We identify five principal types of income trajectories. These focus on relative moves of charities up and down the income distribution. Thus a charity which remained within ten percentiles of its initial ranking throughout the period in question would be regarded as having a flat trajectory; if it had only one year in which its income was more than ten percentiles away from that position it would be regarded as having a “ flat with blip” trajectory. The majority of trajectories fall into two categories which are either flat (that is, movement of no more than ten percentiles of the income distribution) or flat with a “blip” (no more than one year outside the ten percentile range); over 60% of charities experience such trajectories. Others are rising, falling and fluctuating trajectories. There are significant variations by charity characteristics such as size (defined in terms of income), location, age and subsector.

Some of the findings are consistent with previous research which has emphasised the apparently vulnerability of medium-sized organisations, and also a liability of newness (the longest-established organisations appear to have the most stable trajectories). We also relate patterns of growth and decline to important socioeconomic changes relating to the support for pre-school education and for charities supporting young children, and point to downward trajectories which can plausibly be related to the impact of public funding reductions.

Beveridge, active citizenship and ‘Blacktown’: voluntary action in mid-twentieth century Britain
Phil Child, TSRC, Birmingham

In the 1948 report Voluntary Action, Lord William Beveridge lamented that the numbers of young people enrolled in voluntary organisations ‘make a poor show against the millions of young people who go weekly or twice weekly to the cinema’. Beveridge felt that engaging in ‘voluntary action’ was an essential component of ‘what the people of Britain will need for a good life’. For Beveridge, the public good was contingent on the ‘character of citizens’, with positive results best stimulated by voluntary public service and communitarian provision. Indeed, Voluntary Action aimed both to define the role of working-class mutual aid in the brave new world of the welfare state, and to set out a course of action for voluntary social service. Yet in a post-war social context in which patterns of domestic life and leisure were changing, not least in the immense popularity of the cinema, Beveridge’s emphasis on ‘character’ and leisure time spent on voluntary activity seems quixotic. This paper will use a historical lens to examine how the Beveridgean concept of ‘active citizenship’ – still a source of inspiration to voluntary actors in the present day – was buttressed by an antiquated reading of everyday life in mid-twentieth century Britain.

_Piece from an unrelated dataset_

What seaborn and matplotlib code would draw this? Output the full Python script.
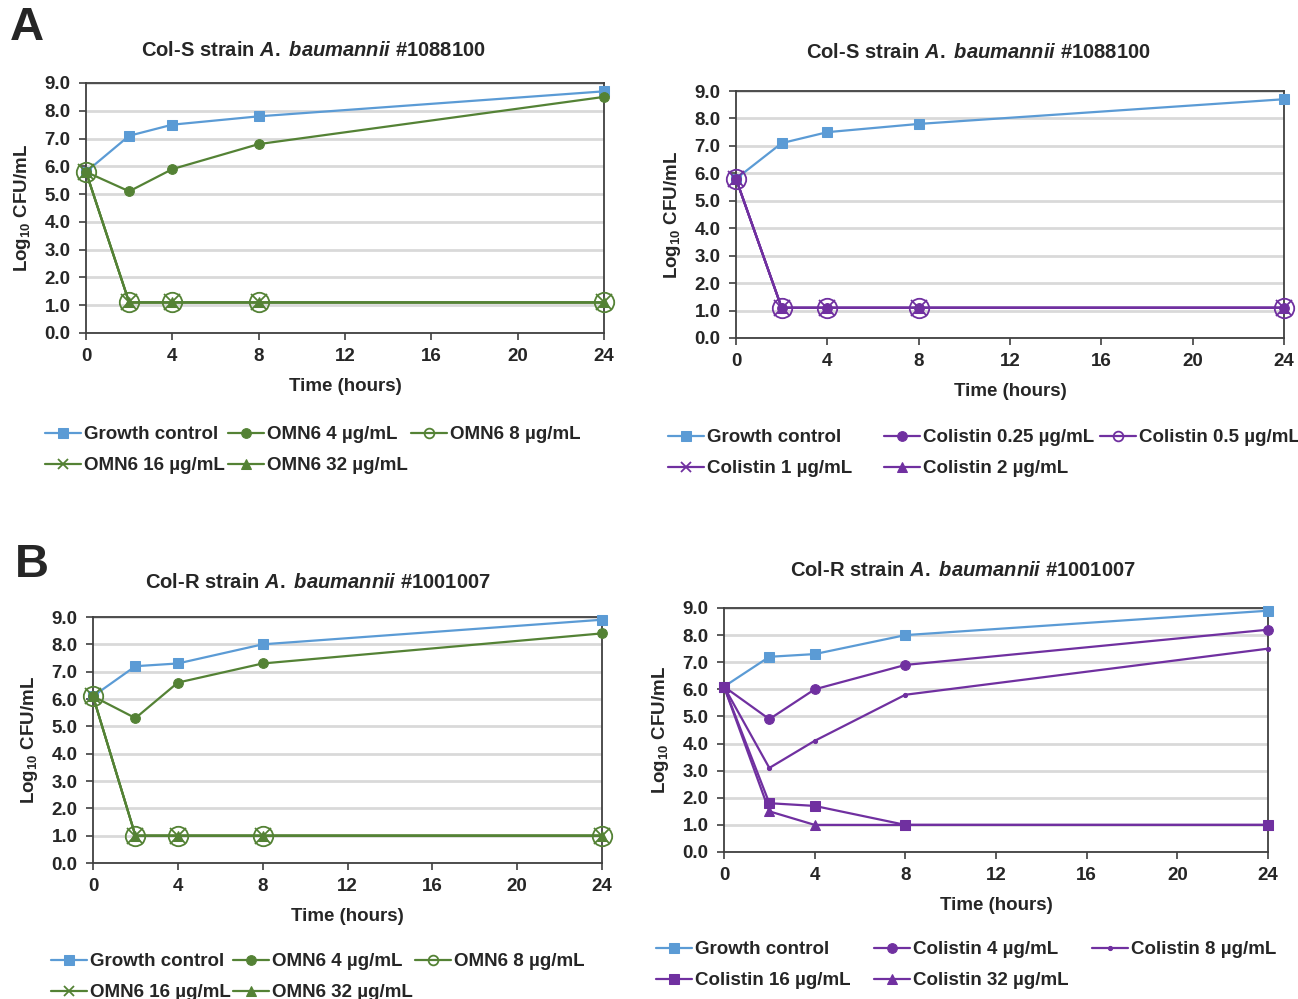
import matplotlib
matplotlib.use("Agg")
import matplotlib.pyplot as plt
import seaborn as sns

hours = [0, 2, 4, 8, 24]

# Col-S strain A. baumannii #1088100
gc_s = [5.8, 7.1, 7.5, 7.8, 8.7]
omn6_4_s = [5.8, 5.1, 5.9, 6.8, 8.5]
omn6_8_s = [5.8, 1.1, 1.1, 1.1, 1.1]
omn6_16_s = [5.8, 1.1, 1.1, 1.1, 1.1]
omn6_32_s = [5.8, 1.1, 1.1, 1.1, 1.1]
col_025_s = [5.8, 1.1, 1.1, 1.1, 1.1]
col_05_s = [5.8, 1.1, 1.1, 1.1, 1.1]
col_1_s = [5.8, 1.1, 1.1, 1.1, 1.1]
col_2_s = [5.8, 1.1, 1.1, 1.1, 1.1]

# Col-R strain A. baumannii #1001007
gc_r = [6.1, 7.2, 7.3, 8.0, 8.9]
omn6_4_r = [6.1, 5.3, 6.6, 7.3, 8.4]
omn6_8_r = [6.1, 1.0, 1.0, 1.0, 1.0]
omn6_16_r = [6.1, 1.0, 1.0, 1.0, 1.0]
omn6_32_r = [6.1, 1.0, 1.0, 1.0, 1.0]
col_4_r = [6.1, 4.9, 6.0, 6.9, 8.2]
col_8_r = [6.1, 3.1, 4.1, 5.8, 7.5]
col_16_r = [6.1, 1.8, 1.7, 1.0, 1.0]
col_32_r = [6.1, 1.5, 1.0, 1.0, 1.0]

BLUE = "#5B9BD5"
GREEN = "#548235"
PURPLE = "#7030A0"

marker_kw = {
    "sq": dict(marker="s", markersize=7.5),
    "dot": dict(marker="o", markersize=7),
    "ring": dict(marker="o", markersize=14, markerfacecolor="none", markeredgewidth=1.3),
    "x": dict(marker="x", markersize=12, markeredgewidth=1.3),
    "tri": dict(marker="^", markersize=7),
    "tiny": dict(marker="o", markersize=3),
}

panels = [
    dict(title=r"Col-S strain $\mathit{A.}$ $\mathit{baumannii}$ #1088100",
         rect=[86, 83, 604, 333], title_xy=(313, 50),
         leg_xy=(45, 426), colw=183,
         series=[("Growth control", gc_s, BLUE, "sq"),
                 ("OMN6 4 µg/mL", omn6_4_s, GREEN, "dot"),
                 ("OMN6 8 µg/mL", omn6_8_s, GREEN, "ring"),
                 ("OMN6 16 µg/mL", omn6_16_s, GREEN, "x"),
                 ("OMN6 32 µg/mL", omn6_32_s, GREEN, "tri")]),
    dict(title=r"Col-S strain $\mathit{A.}$ $\mathit{baumannii}$ #1088100",
         rect=[736, 91, 1284, 338], title_xy=(978, 53),
         leg_xy=(668, 429), colw=216,
         series=[("Growth control", gc_s, BLUE, "sq"),
                 ("Colistin 0.25 µg/mL", col_025_s, PURPLE, "dot"),
                 ("Colistin 0.5 µg/mL", col_05_s, PURPLE, "ring"),
                 ("Colistin 1 µg/mL", col_1_s, PURPLE, "x"),
                 ("Colistin 2 µg/mL", col_2_s, PURPLE, "tri")]),
    dict(title=r"Col-R strain $\mathit{A.}$ $\mathit{baumannii}$ #1001007",
         rect=[93, 617, 602, 863], title_xy=(318, 583),
         leg_xy=(51, 953), colw=182,
         series=[("Growth control", gc_r, BLUE, "sq"),
                 ("OMN6 4 µg/mL", omn6_4_r, GREEN, "dot"),
                 ("OMN6 8 µg/mL", omn6_8_r, GREEN, "ring"),
                 ("OMN6 16 µg/mL", omn6_16_r, GREEN, "x"),
                 ("OMN6 32 µg/mL", omn6_32_r, GREEN, "tri")]),
    dict(title=r"Col-R strain $\mathit{A.}$ $\mathit{baumannii}$ #1001007",
         rect=[724, 608, 1268, 852], title_xy=(963, 570),
         leg_xy=(656, 941), colw=218,
         series=[("Growth control", gc_r, BLUE, "sq"),
                 ("Colistin 4 µg/mL", col_4_r, PURPLE, "dot"),
                 ("Colistin 8 µg/mL", col_8_r, PURPLE, "tiny"),
                 ("Colistin 16 µg/mL", col_16_r, PURPLE, "sq"),
                 ("Colistin 32 µg/mL", col_32_r, PURPLE, "tri")]),
]

sns.set_style("ticks")
plt.rcParams["font.family"] = ["Liberation Sans", "DejaVu Sans"]
plt.rcParams["font.weight"] = "bold"
plt.rcParams["mathtext.fontset"] = "custom"
plt.rcParams["mathtext.rm"] = "Liberation Sans:bold"
plt.rcParams["mathtext.it"] = "Liberation Sans:italic:bold"
plt.rcParams["mathtext.bf"] = "Liberation Sans:bold"

W, H = 1298, 999
fig = plt.figure(figsize=(W / 100, H / 100), dpi=100)

for p in panels:
    x0, y0, x1, y1 = p["rect"]
    ax = fig.add_axes([x0 / W, 1 - y1 / H, (x1 - x0) / W, (y1 - y0) / H])
    for label, vals, color, mk in p["series"]:
        sns.lineplot(x=hours, y=vals, ax=ax, color=color, label=label,
                     linewidth=1.6, clip_on=False, zorder=3,
                     markeredgecolor=color, **marker_kw[mk])
    ax.set_xlim(0, 24)
    ax.set_ylim(0, 9)
    ax.set_xticks(range(0, 25, 4))
    ax.set_yticks(range(0, 10))
    ax.set_yticklabels([f"{v:.1f}" for v in range(0, 10)])
    ax.tick_params(axis="both", labelsize=13.5, direction="out", length=5,
                   width=1.2, color="#404040", pad=6)
    ax.grid(axis="y", color="#D9D9D9", linewidth=2, zorder=0)
    ax.set_axisbelow(True)
    for s in ax.spines.values():
        s.set_color("#404040")
        s.set_linewidth(1.3)
    ax.set_xlabel("Time (hours)", fontsize=13.5, fontweight="bold", labelpad=9)
    ax.set_ylabel(r"Log$_{10}$ CFU/mL", fontsize=13.5, fontweight="bold", labelpad=8)
    fig.text(p["title_xy"][0] / W, 1 - p["title_xy"][1] / H, p["title"],
             ha="center", va="center", fontsize=14.5, fontweight="bold")

    # Excel-style legend: three equal-width columns, filled row by row
    handles, labels = ax.get_legend_handles_labels()
    ax.get_legend().remove()
    for c in range(3):
        idx = [i for i in range(len(handles)) if i % 3 == c]
        leg = fig.legend([handles[i] for i in idx], [labels[i] for i in idx],
                         loc="upper left",
                         bbox_to_anchor=((p["leg_xy"][0] + c * p["colw"]) / W,
                                         1 - p["leg_xy"][1] / H),
                         frameon=False, prop=dict(size=13.5, weight="bold"),
                         handlelength=1.9, handletextpad=0.2,
                         labelspacing=0.75, borderaxespad=0, borderpad=0)
        for h in leg.legend_handles:
            h.set_markersize(min(h.get_markersize(), 7))

fig.text(10 / W, 1 - 28 / H, "A", fontsize=34, fontweight="bold", va="center")
fig.text(15 / W, 1 - 565 / H, "B", fontsize=34, fontweight="bold", va="center")

fig.savefig("out.png", dpi=100)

Through a historical analysis of the contextual roots of active citizenship in mid-twentieth century Britain, this paper will offer a critical interrogation as to whether ‘active citizenship’ is an entirely appropriate means of understanding voluntary action. Utilising survey material carried out by Mass-Observation in the supposedly archetypal working-class areas of Aston, Bethnal Green and Tottenham, periodicals and Beveridge’s own political thought, this concept will be presented as fundamentally a product of its time. But should we look for answers in a concept that seemed outdated and even inappropriate in 1948? In taking a long view on the subject of ‘active citizenship’, this paper will challenge the neutrality of the concept, enabling a more nuanced understanding of past moments of voluntary action. Through situating Beveridge’s thought against the context in which it operated, we can enhance our ability to define voluntary action in the rapidly shifting social context of the present day.